Et il a prétendu que :

[TRADUCTION]

[...] ce qui est d’une importance capitale en l’espèce, c’est le paragraphe 70(1) de la Loi sur l’assurance-chômage et le paragraphe 103(1) de la Loi sur l’assurance-emploi, et par conséquent l’exigence légale dont parle mon confrère ne s’applique pas vraiment en l’espèce. Cela nous ramène donc simplement aux arguments que j’ai fait valoir initialement, Monsieur le juge, c’est-à-dire que, au fond, tout se ramène aux articles en question de la Loi sur l'assurance-chômage et à la façon dont ils interagissent avec les règles prescrites pour ce genre d’appels. [...]

En toute déférence, je ne vois pas le bien-fondé de cet argument.

[14] Je partage l’opinion de l’intimé selon laquelle la Cour ne peut accorder à la requérante la mesure de redressement demandée. Bien que le paragraphe 27(3) des Règles de la Cour canadienne de l'impôt (A. E.) autorise notre cour, dans l’intérêt de la justice, à dispenser n’importe quand de l’application de toute règle, elle ne peut dispenser de l’observation du paragraphe 18.15(3) de la Loi sur la Cour canadienne de l’impôt car il s’agit là d’une disposition législative. Dans l’affaire Pervais v. The Queen[3], la Cour fédérale était saisie d'une demande de contrôle judiciaire de la décision du ministre relativement au caractère assurable d'un emploi en vertu du paragraphe 70(1) de la Loi sur l’assurance-chômage. Le juge Strayer, qui s’exprimait pour la dite cour, a dit ce qui suit :

Bien que la règle 27 des Règles de la Cour de l’impôt à l’égard des appels en matière d’assurance-chômage, établies en vertu de la Loi sur la Cour canadienne de l’impôt, autorise la présente Cour à dispenser qui que ce soit de l’application de n’importe quelle règle, elle ne lui donne manifestement pas le droit de modifier les conditions applicables aux appels prévues au paragraphe 70(1) de la Loi sur l’assurance-chômage.

En l’absence d’une disposition législative claire, notre cour n’a pas compétence pour dispenser de l’application des dispositions précises du paragraphe 18.15(3) de la Loi sur la Cour canadienne de l’impôt.

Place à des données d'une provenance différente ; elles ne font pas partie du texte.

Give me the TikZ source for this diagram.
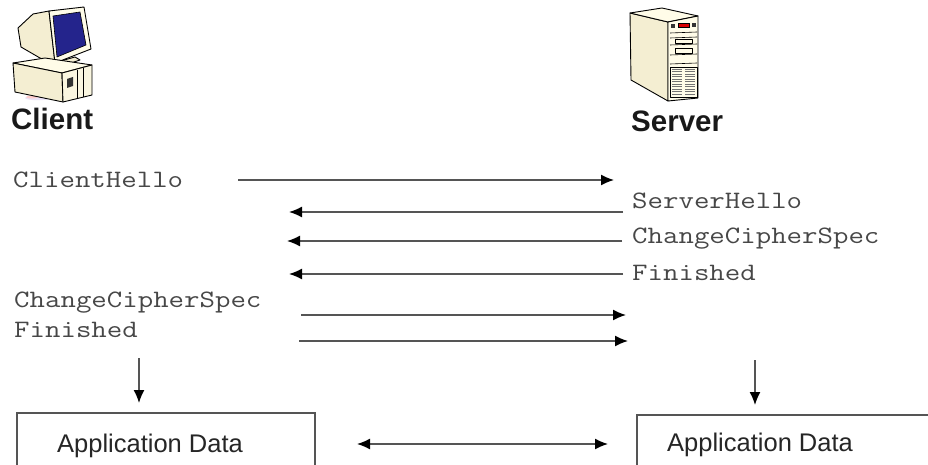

[15] Les décisions du juge Bell dans les affaires Moss et Reid invoquées par la requérante concernaient chacune un contribuable qui avait demandé une ordonnance in forma pauperis le dispensant de l’obligation de payer les frais judiciaires relatifs au dépôt d’un avis d'appel. La disposition créant l’obligation de payer des frais judiciaires se trouve dans les Règles de la Cour canadienne de l’impôt et elle n’est pas une disposition légale. Ainsi, comme l’a fait remarquer le juge Bell en concluant qu’il était dans l’intérêt de la justice d’accueillir les demandes, la Cour exerçait simplement sa compétence pour dispenser de l’application de la règle exigeant le paiement de droits de dépôt.

[16] Pour ces motifs, la requête de la requérante est rejetée, la requête de l’intimé est accueillie et le prétendu appel de la requérante est annulé.

Signé à Ottawa, Canada, ce 4e jour de septembre 1998.

“ A. A. Sarchuk ”

J.C.C.I.

[TRADUCTION FRANÇAISE OFFICIELLE]

Traduction certifiée conforme ce 29e jour d'avril 1999.

Erich Klein, réviseur



[1] Cet avis d’appel est différent quant à sa forme et à son contenu, et Me Forgeron le désigne comme étant un avis d’appel [TRADUCTION] “ modifié ”.

[2] Moss v. The Queen, 97 DTC 1493; Reid v. The Queen, [1995] 2 C.T.C. 2926 (C.C.I.).

[3] [1996] A.C.F. no 77. Voir aussi Dawe v. M.N.R., 174 N.R. 1, à la page 4, par. 18; MacDonell et al v. M.N.R., 84 DTC 1258; MacIsaac v. The Queen, 83 DTC 5259.